Acknowledgement as Listening

In what way is to listen also to acknowledge and give thanks? 

How may one’s acknowledgement of support allow one to listen more carefully?

 

In what way, may the acknowledgment of how we can only fail at giving the deserved thanks and gratitude to entities supporting us, allow us to return the support and listen beyond our subjectivity into a larger supportive community?

We, as limited and fragile beings, sincerely acknowledge our incapability to completely and satisfyingly give thanks to all the human and non-human forces we are supported by. 

 

As we strive to be forces who are carrying and supporting others, we may listen for and to the forces (human and non-human) who too are carrying and supporting our existence and give them thanks.

This may be a lifelong learning-practice for the Bureau for Listening.

Listening as Being Together: Bureau for Listening’s Acknowledgement beyond Knowing

(An essay, a series of thoughts, notes… on acknowledgement as listening)

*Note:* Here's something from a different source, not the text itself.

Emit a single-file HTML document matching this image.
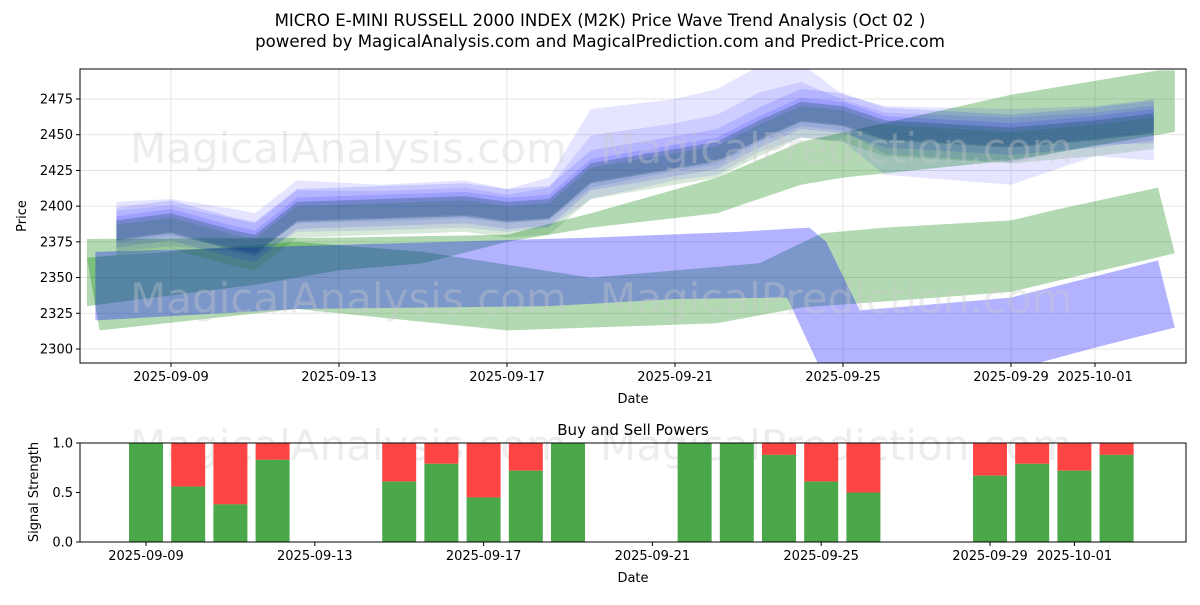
<!DOCTYPE html>
<html><head><meta charset="utf-8"><style>
body{margin:0;background:#fff;font-family:"Liberation Sans","DejaVu Sans",sans-serif}
svg text{font-family:"DejaVu Sans","Liberation Sans",sans-serif}
</style></head><body>
<svg id="c" width="1200" height="600" xmlns="http://www.w3.org/2000/svg">
<defs>
<clipPath id="top"><rect x="80" y="69" width="1106" height="294"/></clipPath>
</defs>
<rect width="1200" height="600" fill="#fff"/>
<text x="600" y="26" text-anchor="middle" font-size="16.6">MICRO E-MINI RUSSELL 2000 INDEX (M2K) Price Wave Trend Analysis (Oct 02 )</text>
<text x="600" y="47" text-anchor="middle" font-size="16.6">powered by MagicalAnalysis.com and MagicalPrediction.com and Predict-Price.com</text>
<g id="topGrid"></g>
<g id="bands" clip-path="url(#top)"></g>
<g id="wm" fill="#ccc" opacity="0.35" font-size="42">
<text x="130" y="163">MagicalAnalysis.com</text>
<text x="600" y="163">MagicalPrediction.com</text>
<text x="130" y="313">MagicalAnalysis.com</text>
<text x="600" y="313">MagicalPrediction.com</text>
<text x="130" y="460">MagicalAnalysis.com</text>
<text x="600" y="460">MagicalPrediction.com</text>
</g>
<rect x="80" y="69" width="1106" height="294" fill="none" stroke="#000"/>
<g id="topAxis"></g>
<text x="633" y="403" text-anchor="middle" font-size="13">Date</text>
<text transform="translate(26,216) rotate(-90)" text-anchor="middle" font-size="13">Price</text>
<text x="633" y="435" text-anchor="middle" font-size="15">Buy and Sell Powers</text>
<g id="bars"></g>
<rect x="80" y="443" width="1106" height="99" fill="none" stroke="#000"/>
<g id="botAxis"></g>
<text x="633" y="582" text-anchor="middle" font-size="13">Date</text>
<text transform="translate(38,492) rotate(-90)" text-anchor="middle" font-size="13">Signal Strength</text>
</svg>
<script>
const dateLabels=["2025-09-09","2025-09-13","2025-09-17","2025-09-21","2025-09-25","2025-09-29","2025-10-01"];
const dateTicks=[0,4,8,12,16,20,22];
const priceTicks=[2300,2325,2350,2375,2400,2425,2450,2475];
const sigTicks=[0,0.5,1];
// blue cluster
const clDays=[-1.3,0,1.5,2,3,5,7,8,9,10,12,13,14,15,16,17,20,22,23.4];
const clVals=[2385,2390,2378,2375,2398,2400,2402,2398,2400,2425,2435,2440,2455,2468,2465,2455,2450,2455,2460];
const envUp=[2403,2405,2398,2395,2418,2415,2418,2412,2420,2468,2475,2482,2498,2500,2478,2470,2468,2470,2475];
const envLow=[2368,2372,2368,2365,2382,2383,2385,2382,2385,2405,2418,2422,2438,2448,2445,2422,2415,2435,2432];
const gaDays=[-2,4,8,10,13,15,20,23.5,23.9];
const gaUp=[2377,2378,2380,2395,2420,2445,2478,2495,2495];
const gaLowDays=[-2,2,4,6,8,10,13,15,16,20,23.9];
const gaLow=[2330,2345,2355,2360,2375,2385,2395,2415,2420,2432,2452];
const gbUpDays=[-2,3,6,10,14,15.5,17,20,21,23.5];
const gbUp=[2364,2375,2368,2350,2360,2381,2385,2390,2397,2413];
const gbLowDays=[-1.7,3,8,13,15,16.4,20,23.9];
const gbLow=[2313,2328,2313,2318,2329,2332,2340,2367];
const blUpDays=[-1.8,3,10,13.5,15.2,15.6,16.4,20,23.5];
const blUp=[2368,2372,2378,2382,2385,2375,2327,2336,2362];
const blLowDays=[-1.8,3,9,12,14.67,15.4,16,20,22,23.9];
const blLow=[2320,2328,2330,2335,2336,2290,2270,2285,2301,2315];
const barDays=[0,1,2,3,6,7,8,9,10,13,14,15,16,17,20,21,22,23];
const buyVals=[1.0,0.56,0.38,0.83,0.61,0.79,0.45,0.72,1.0,1.0,1.0,0.88,0.61,0.5,0.67,0.79,0.72,0.88];

const NS="http://www.w3.org/2000/svg";
const X=d=>171+42*d;
const XB=d=>146+42.2*d;
const Y=p=>99+(2475-p)*250/175;
const YS=v=>542-99*v;
function mk(tag,attrs,parent){const e=document.createElementNS(NS,tag);for(const k in attrs)e.setAttribute(k,attrs[k]);document.getElementById(parent).appendChild(e);return e;}
function poly(ud,u,ld,l,fill,name){
  let pts=ud.map((d,i)=>X(d)+","+Y(u[i]));
  for(let i=ld.length-1;i>=0;i--)pts.push(X(ld[i])+","+Y(l[i]));
  const p=mk("polygon",{points:pts.join(" "),fill:fill},"bands");
  
  
}
dateTicks.forEach(d=>{
  const g=mk("line",{x1:X(d),x2:X(d),y1:69,y2:363,stroke:"#ddd","stroke-width":0.8},"topGrid");
  
  
});
priceTicks.forEach(p=>{
  const g=mk("line",{x1:80,x2:1186,y1:Y(p),y2:Y(p),stroke:"#ddd","stroke-width":0.8},"topGrid");
  
  
});
poly(gaDays,gaUp,gaLowDays,gaLow,"rgba(0,128,0,0.3)","green-band-upper");
poly(gbUpDays,gbUp,gbLowDays,gbLow,"rgba(0,128,0,0.3)","green-band-lower");
poly(blUpDays,blUp,blLowDays,blLow,"rgba(0,0,255,0.3)","blue-band-lower");
// cluster layers
poly(clDays,envUp,clDays,envLow,"rgba(0,0,255,0.1)","blue-cluster-envelope");
poly(clDays,envUp.map((v,i)=>(v+clVals[i])/2+3),clDays,envLow.map((v,i)=>(v+clVals[i])/2-2),"rgba(0,0,255,0.1)","blue-cluster-band");
poly(clDays,clVals.map(v=>v+14),clDays,clVals.map(v=>v-8),"rgba(0,0,255,0.12)","blue-cluster-band");
poly(clDays,clVals.map(v=>v+8),clDays,clVals.map(v=>v-14),"rgba(0,0,255,0.12)","blue-cluster-band");
poly(clDays,clVals.map(v=>v+2),clDays,clVals.map(v=>v-20),"rgba(0,110,0,0.15)","green-cluster-band");
poly(clDays,clVals.map(v=>v+5),clDays,clVals.map(v=>v-9),"rgba(20,80,90,0.3)","cluster-core");
function ticks(parent,yb,xf){
  dateTicks.forEach((d,i)=>{
    const t=mk("line",{x1:xf(d),x2:xf(d),y1:yb,y2:yb+4,stroke:"#000"},parent);
    
    
    const s=mk("text",{x:xf(d),y:yb+18,"text-anchor":"middle","font-size":13},parent);
    s.textContent=dateLabels[i];
    
    
  });
}
ticks("topAxis",363,X);ticks("botAxis",542,XB);
priceTicks.forEach(p=>{
  const t=mk("line",{x1:76,x2:80,y1:Y(p),y2:Y(p),stroke:"#000"},"topAxis");
  
  
  const s=mk("text",{x:73,y:Y(p)+4.5,"text-anchor":"end","font-size":13},"topAxis");
  s.textContent=p;
  
  
});
sigTicks.forEach(v=>{
  const t=mk("line",{x1:76,x2:80,y1:YS(v),y2:YS(v),stroke:"#000"},"botAxis");
  
  
  const s=mk("text",{x:73,y:YS(v)+4.5,"text-anchor":"end","font-size":13},"botAxis");
  s.textContent=v.toFixed(1);
  
  
});
barDays.forEach((d,i)=>{
  const b=buyVals[i],w=34,x=XB(d)-w/2;
  const r=mk("rect",{x:x,y:YS(1),width:w,height:YS(b)-YS(1),fill:"#ff4444"},"bars");
  
  
  const g=mk("rect",{x:x,y:YS(b),width:w,height:YS(0)-YS(b),fill:"#4aa84a"},"bars");
  
  
});
</script>
</body></html>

To listen with acknowledgement is to become a gathering: a fragile, shifting constellation of beings who support one another, hold one another, and permit one another to exist in what is unknown. The Bureau for Listening offers this: not as a service, nor as a project, but as a mode of operating and being together in which acknowledgement becomes the soil in which support—and mutual transformation—can grow.

 

We acknowledge what already sustains us: the voices that came before—ancestors of sound, prior listeners—who made possible our very capacity to be heard. We acknowledge the structures, visible and invisible, often fragile, sometimes oppressive, that shape what can be said, who can speak, who can listen. These supports are always uneven: some people are granted time, space, resources; others are squeezed, silenced, left behind. Acknowledgement means seeing both the gifts and the absences.

 

To listen means to offer support—not as a hierarchical gesture, but as a relational posture. In listening, we extend something: patience, attention, care. We make room for others to speak, to breathe, to find voice. And the act of support is itself supported by others: those who wield time to attend, the infrastructures—digital, physical, communal—that permit encounters, the uncounted labor of preparation, invitation, reception. We affirm that no listening happens in a vacuum; every act of recognition depends on prior, often unseen, scaffolding. In acknowledging support, we refuse the myth of the lone listener or the heroic speaker.

 

But what of the unknown? What of the voices absent from our ears, the perspectives we cannot summon, the histories we cannot access? If acknowledgement as listening were only to affirm what we already know, it would fossilize, offer unsustainable support. It would become an echo chamber. The Bureau for Listening asserts: we must also acknowledge what we do not know, and support what we cannot yet hear, the unknowable, ungraspable, the not-yetness. This means recognizing our limits, our blind spots. It means inviting what is unexpected, uninvited, uninvited into our programs, into our spaces: either as present agents, or as a gesture of possible emergence. It means making room for silence, for hidden speech, for those whose access has been blocked. To acknowledge the unknown is not failure—it is humility, possibility. To stay-with the not-knowing is what makes our listening possible.

 

Being together in listening means that support is reciprocal. Those who offer listening are also offered listening: we are all in process, moulded by what we hear and what we fail to hear. The Bureau thus seeks not only to acknowledge makers, contributors, collaborators, but also the absences—the voices that were not reached, the people who might have wished to contribute but could not, those we were unable to reach out to, recognize and identify, and yet needed and searched for. In acknowledging what is missing, we honour what might yet become possible.

 

This relational mode of being together demands institutions that are porous and generous. Institutions that support not only output (words, projects, events), but conditions: time for reflection, space for delay, space for hesitation, failure and reorientation. Institutions that understand that the task is partly invisible: of tending to care, tending to rest, tending to what makes listening possible. The Bureau for Listening, then, is not simply a locus of curated events; it is a topology of relations, of giving and receiving support, of acknowledging what is and what might yet emerge.

 

What might change if more institutions took this posture? If every act of public life included a ritual of acknowledgement—not only of what is seen, but of what is unseen, invisible; not only of what is spoken, but of what is withheld, unsayable; not only of what we know, but what we cannot yet know, what remains unknown? If support were not conferred, but shared; if listening were not instrumental, but constitutive of how we “are together”? Then the public square becomes less a stage and more a field of mutual emergence.

 

And so, from the Bureau for Listening: we listen in acknowledgement. We support what already sustains, and we pledge to support what remains unseen. We remain open to the unknown and the practice of staying-with not-knowing, and welcome what we cannot yet forehear. For to listen is always first to acknowledge: not only the presence of others, but the network of supports, the gaps, the silences, the possibility, the soils from which we have grown and will nurture back into. And in that act of acknowledgement, we are together.